Center stage on the garishly lit dance floor of the new Paris music hall, Le Moulin Rouge, the dancer known as La Goulue (The Glutton) kicks up her skirts in her scandalous nightly Cancan. Her gangly partner, "No-Bones" Valentin, fills the foreground. Toulouse-Lautrec's commission to create a poster to advertise the Moulin Rouge owed more to his friendship with the manager than to his nonexistent credentials as a commercial artist, but the performers and regulars at the Moulin Rouge were Toulouse-Lautrec's crowd, and the Montmartre nightspot was his milieu. With his talent for caricature sketches, Toulouse-Lautrec was well suited to craft a daringly original poster, which maximizes the rollicking nature of the place with a minimum of elements. These are reduced, at dead center, to none at all-the white paper that a few deft strokes transform into the dancer's drawers and petticoats.

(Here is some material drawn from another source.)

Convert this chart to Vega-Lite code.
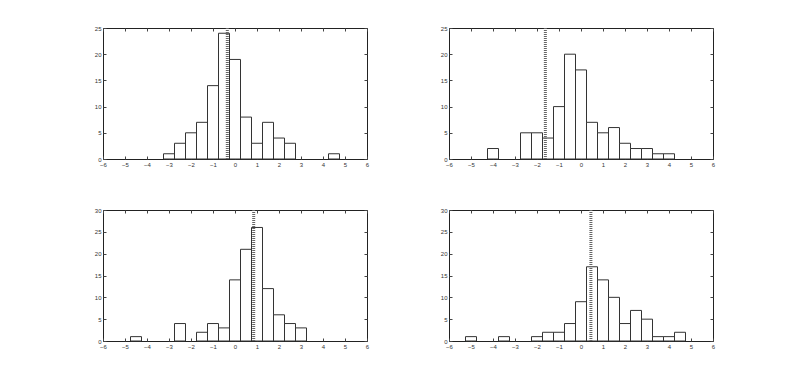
{
  "$schema": "https://vega.github.io/schema/vega-lite/v6.json",
  "padding": {"left": 93, "top": 24, "right": 5, "bottom": 5},
  "background": "white",
  "config": {
    "view": {"stroke": "#222", "strokeWidth": 1},
    "axis": {"domain": false, "grid": false, "tickColor": "#444", "tickSize": -3, "labelFontSize": 6, "labelFont": "Liberation Sans", "labelColor": "#333", "labelPadding": 5, "labelFlush": false, "labelOverlap": false, "title": null}
  },
  "datasets": {
    "bars": [
      {"panel": 1, "x0": -3.25, "x1": -2.75, "count": 1},
      {"panel": 1, "x0": -2.75, "x1": -2.25, "count": 3},
      {"panel": 1, "x0": -2.25, "x1": -1.75, "count": 5},
      {"panel": 1, "x0": -1.75, "x1": -1.25, "count": 7},
      {"panel": 1, "x0": -1.25, "x1": -0.75, "count": 14},
      {"panel": 1, "x0": -0.75, "x1": -0.25, "count": 24},
      {"panel": 1, "x0": -0.25, "x1": 0.25, "count": 19},
      {"panel": 1, "x0": 0.25, "x1": 0.75, "count": 8},
      {"panel": 1, "x0": 0.75, "x1": 1.25, "count": 3},
      {"panel": 1, "x0": 1.25, "x1": 1.75, "count": 7},
      {"panel": 1, "x0": 1.75, "x1": 2.25, "count": 4},
      {"panel": 1, "x0": 2.25, "x1": 2.75, "count": 3},
      {"panel": 1, "x0": 4.25, "x1": 4.75, "count": 1},
      {"panel": 2, "x0": -4.25, "x1": -3.75, "count": 2},
      {"panel": 2, "x0": -2.75, "x1": -2.25, "count": 5},
      {"panel": 2, "x0": -2.25, "x1": -1.75, "count": 5},
      {"panel": 2, "x0": -1.75, "x1": -1.25, "count": 4},
      {"panel": 2, "x0": -1.25, "x1": -0.75, "count": 10},
      {"panel": 2, "x0": -0.75, "x1": -0.25, "count": 20},
      {"panel": 2, "x0": -0.25, "x1": 0.25, "count": 17},
      {"panel": 2, "x0": 0.25, "x1": 0.75, "count": 7},
      {"panel": 2, "x0": 0.75, "x1": 1.25, "count": 5},
      {"panel": 2, "x0": 1.25, "x1": 1.75, "count": 6},
      {"panel": 2, "x0": 1.75, "x1": 2.25, "count": 3},
      {"panel": 2, "x0": 2.25, "x1": 2.75, "count": 2},
      {"panel": 2, "x0": 2.75, "x1": 3.25, "count": 2},
      {"panel": 2, "x0": 3.25, "x1": 3.75, "count": 1},
      {"panel": 2, "x0": 3.75, "x1": 4.25, "count": 1},
      {"panel": 3, "x0": -4.75, "x1": -4.25, "count": 1},
      {"panel": 3, "x0": -2.75, "x1": -2.25, "count": 4},
      {"panel": 3, "x0": -1.75, "x1": -1.25, "count": 2},
      {"panel": 3, "x0": -1.25, "x1": -0.75, "count": 4},
      {"panel": 3, "x0": -0.75, "x1": -0.25, "count": 3},
      {"panel": 3, "x0": -0.25, "x1": 0.25, "count": 14},
      {"panel": 3, "x0": 0.25, "x1": 0.75, "count": 21},
      {"panel": 3, "x0": 0.75, "x1": 1.25, "count": 26},
      {"panel": 3, "x0": 1.25, "x1": 1.75, "count": 12},
      {"panel": 3, "x0": 1.75, "x1": 2.25, "count": 6},
      {"panel": 3, "x0": 2.25, "x1": 2.75, "count": 4},
      {"panel": 3, "x0": 2.75, "x1": 3.25, "count": 3},
      {"panel": 4, "x0": -5.25, "x1": -4.75, "count": 1},
      {"panel": 4, "x0": -3.75, "x1": -3.25, "count": 1},
      {"panel": 4, "x0": -2.25, "x1": -1.75, "count": 1},
      {"panel": 4, "x0": -1.75, "x1": -1.25, "count": 2},
      {"panel": 4, "x0": -1.25, "x1": -0.75, "count": 2},
      {"panel": 4, "x0": -0.75, "x1": -0.25, "count": 4},
      {"panel": 4, "x0": -0.25, "x1": 0.25, "count": 9},
      {"panel": 4, "x0": 0.25, "x1": 0.75, "count": 17},
      {"panel": 4, "x0": 0.75, "x1": 1.25, "count": 14},
      {"panel": 4, "x0": 1.25, "x1": 1.75, "count": 10},
      {"panel": 4, "x0": 1.75, "x1": 2.25, "count": 4},
      {"panel": 4, "x0": 2.25, "x1": 2.75, "count": 7},
      {"panel": 4, "x0": 2.75, "x1": 3.25, "count": 5},
      {"panel": 4, "x0": 3.25, "x1": 3.75, "count": 1},
      {"panel": 4, "x0": 3.75, "x1": 4.25, "count": 1},
      {"panel": 4, "x0": 4.25, "x1": 4.75, "count": 2}
    ],
    "lines": [
      {"panel": 1, "x": -0.35},
      {"panel": 2, "x": -1.62},
      {"panel": 3, "x": 0.85},
      {"panel": 4, "x": 0.45}
    ]
  },
  "columns": 2,
  "spacing": {"row": 38, "column": 69},
  "concat": [
    {
      "width": 264, "height": 131,
      "layer": [
        {"data": {"name": "bars"}, "transform": [{"filter": "datum.panel == 1"}],
         "mark": {"type": "bar", "fill": "white", "stroke": "#333", "strokeWidth": 1},
         "encoding": {
           "x": {"field": "x0", "type": "quantitative", "scale": {"domain": [-6, 6], "nice": false}, "axis": {"orient": "bottom", "values": [-6,-5,-4,-3,-2,-1,0,1,2,3,4,5,6]}},
           "x2": {"field": "x1"},
           "y": {"field": "count", "type": "quantitative", "scale": {"domain": [0, 25], "nice": false}, "axis": {"orient": "left", "values": [0,5,10,15,20,25]}},
           "y2": {"datum": 0}
         }},
        {"data": {"name": "lines"}, "transform": [{"filter": "datum.panel == 1"}],
         "mark": {"type": "rule", "stroke": "#666", "strokeWidth": 3, "strokeDash": [1, 1]},
         "encoding": {
           "x": {"field": "x", "type": "quantitative", "scale": {"domain": [-6, 6], "nice": false}, "axis": {"orient": "top", "labels": false, "values": [-6,-5,-4,-3,-2,-1,0,1,2,3,4,5,6]}}
         }},
        {"data": {"name": "bars"}, "transform": [{"filter": "datum.panel == 1"}],
         "mark": {"type": "bar", "opacity": 0},
         "encoding": {
           "x": {"field": "x0", "type": "quantitative", "scale": {"domain": [-6, 6], "nice": false}, "axis": null},
           "x2": {"field": "x1"},
           "y": {"field": "count", "type": "quantitative", "scale": {"domain": [0, 25], "nice": false}, "axis": {"orient": "right", "labels": false, "values": [0,5,10,15,20,25]}},
           "y2": {"datum": 0}
         }}
      ],
      "resolve": {"axis": {"x": "independent", "y": "independent"}}
    },
    {
      "width": 264, "height": 131,
      "layer": [
        {"data": {"name": "bars"}, "transform": [{"filter": "datum.panel == 2"}],
         "mark": {"type": "bar", "fill": "white", "stroke": "#333", "strokeWidth": 1},
         "encoding": {
           "x": {"field": "x0", "type": "quantitative", "scale": {"domain": [-6, 6], "nice": false}, "axis": {"orient": "bottom", "values": [-6,-5,-4,-3,-2,-1,0,1,2,3,4,5,6]}},
           "x2": {"field": "x1"},
           "y": {"field": "count", "type": "quantitative", "scale": {"domain": [0, 25], "nice": false}, "axis": {"orient": "left", "values": [0,5,10,15,20,25]}},
           "y2": {"datum": 0}
         }},
        {"data": {"name": "lines"}, "transform": [{"filter": "datum.panel == 2"}],
         "mark": {"type": "rule", "stroke": "#666", "strokeWidth": 3, "strokeDash": [1, 1]},
         "encoding": {
           "x": {"field": "x", "type": "quantitative", "scale": {"domain": [-6, 6], "nice": false}, "axis": {"orient": "top", "labels": false, "values": [-6,-5,-4,-3,-2,-1,0,1,2,3,4,5,6]}}
         }},
        {"data": {"name": "bars"}, "transform": [{"filter": "datum.panel == 2"}],
         "mark": {"type": "bar", "opacity": 0},
         "encoding": {
           "x": {"field": "x0", "type": "quantitative", "scale": {"domain": [-6, 6], "nice": false}, "axis": null},
           "x2": {"field": "x1"},
           "y": {"field": "count", "type": "quantitative", "scale": {"domain": [0, 25], "nice": false}, "axis": {"orient": "right", "labels": false, "values": [0,5,10,15,20,25]}},
           "y2": {"datum": 0}
         }}
      ],
      "resolve": {"axis": {"x": "independent", "y": "independent"}}
    },
    {
      "width": 264, "height": 131,
      "layer": [
        {"data": {"name": "bars"}, "transform": [{"filter": "datum.panel == 3"}],
         "mark": {"type": "bar", "fill": "white", "stroke": "#333", "strokeWidth": 1},
         "encoding": {
           "x": {"field": "x0", "type": "quantitative", "scale": {"domain": [-6, 6], "nice": false}, "axis": {"orient": "bottom", "values": [-6,-5,-4,-3,-2,-1,0,1,2,3,4,5,6]}},
           "x2": {"field": "x1"},
           "y": {"field": "count", "type": "quantitative", "scale": {"domain": [0, 30], "nice": false}, "axis": {"orient": "left", "values": [0,5,10,15,20,25,30]}},
           "y2": {"datum": 0}
         }},
        {"data": {"name": "lines"}, "transform": [{"filter": "datum.panel == 3"}],
         "mark": {"type": "rule", "stroke": "#666", "strokeWidth": 3, "strokeDash": [1, 1]},
         "encoding": {
           "x": {"field": "x", "type": "quantitative", "scale": {"domain": [-6, 6], "nice": false}, "axis": {"orient": "top", "labels": false, "values": [-6,-5,-4,-3,-2,-1,0,1,2,3,4,5,6]}}
         }},
        {"data": {"name": "bars"}, "transform": [{"filter": "datum.panel == 3"}],
         "mark": {"type": "bar", "opacity": 0},
         "encoding": {
           "x": {"field": "x0", "type": "quantitative", "scale": {"domain": [-6, 6], "nice": false}, "axis": null},
           "x2": {"field": "x1"},
           "y": {"field": "count", "type": "quantitative", "scale": {"domain": [0, 30], "nice": false}, "axis": {"orient": "right", "labels": false, "values": [0,5,10,15,20,25,30]}},
           "y2": {"datum": 0}
         }}
      ],
      "resolve": {"axis": {"x": "independent", "y": "independent"}}
    },
    {
      "width": 264, "height": 131,
      "layer": [
        {"data": {"name": "bars"}, "transform": [{"filter": "datum.panel == 4"}],
         "mark": {"type": "bar", "fill": "white", "stroke": "#333", "strokeWidth": 1},
         "encoding": {
           "x": {"field": "x0", "type": "quantitative", "scale": {"domain": [-6, 6], "nice": false}, "axis": {"orient": "bottom", "values": [-6,-5,-4,-3,-2,-1,0,1,2,3,4,5,6]}},
           "x2": {"field": "x1"},
           "y": {"field": "count", "type": "quantitative", "scale": {"domain": [0, 30], "nice": false}, "axis": {"orient": "left", "values": [0,5,10,15,20,25,30]}},
           "y2": {"datum": 0}
         }},
        {"data": {"name": "lines"}, "transform": [{"filter": "datum.panel == 4"}],
         "mark": {"type": "rule", "stroke": "#666", "strokeWidth": 3, "strokeDash": [1, 1]},
         "encoding": {
           "x": {"field": "x", "type": "quantitative", "scale": {"domain": [-6, 6], "nice": false}, "axis": {"orient": "top", "labels": false, "values": [-6,-5,-4,-3,-2,-1,0,1,2,3,4,5,6]}}
         }},
        {"data": {"name": "bars"}, "transform": [{"filter": "datum.panel == 4"}],
         "mark": {"type": "bar", "opacity": 0},
         "encoding": {
           "x": {"field": "x0", "type": "quantitative", "scale": {"domain": [-6, 6], "nice": false}, "axis": null},
           "x2": {"field": "x1"},
           "y": {"field": "count", "type": "quantitative", "scale": {"domain": [0, 30], "nice": false}, "axis": {"orient": "right", "labels": false, "values": [0,5,10,15,20,25,30]}},
           "y2": {"datum": 0}
         }}
      ],
      "resolve": {"axis": {"x": "independent", "y": "independent"}}
    }
  ]
}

Moulin Rouge was artfully designed to command attention amid the clutter of text-heavy posters on the walls of Paris. No one, however, in the fall of 1891, would have predicted that this ephemeral advertisement would become within days a collected item, within weeks the object of press reviews, within months the partner of paintings in avant-garde exhibitions, and within a year the recognized symbol of an era.
Toulouse-Lautrec brings a genuine spiritual and tragic force to the study of faces and the penetration of character.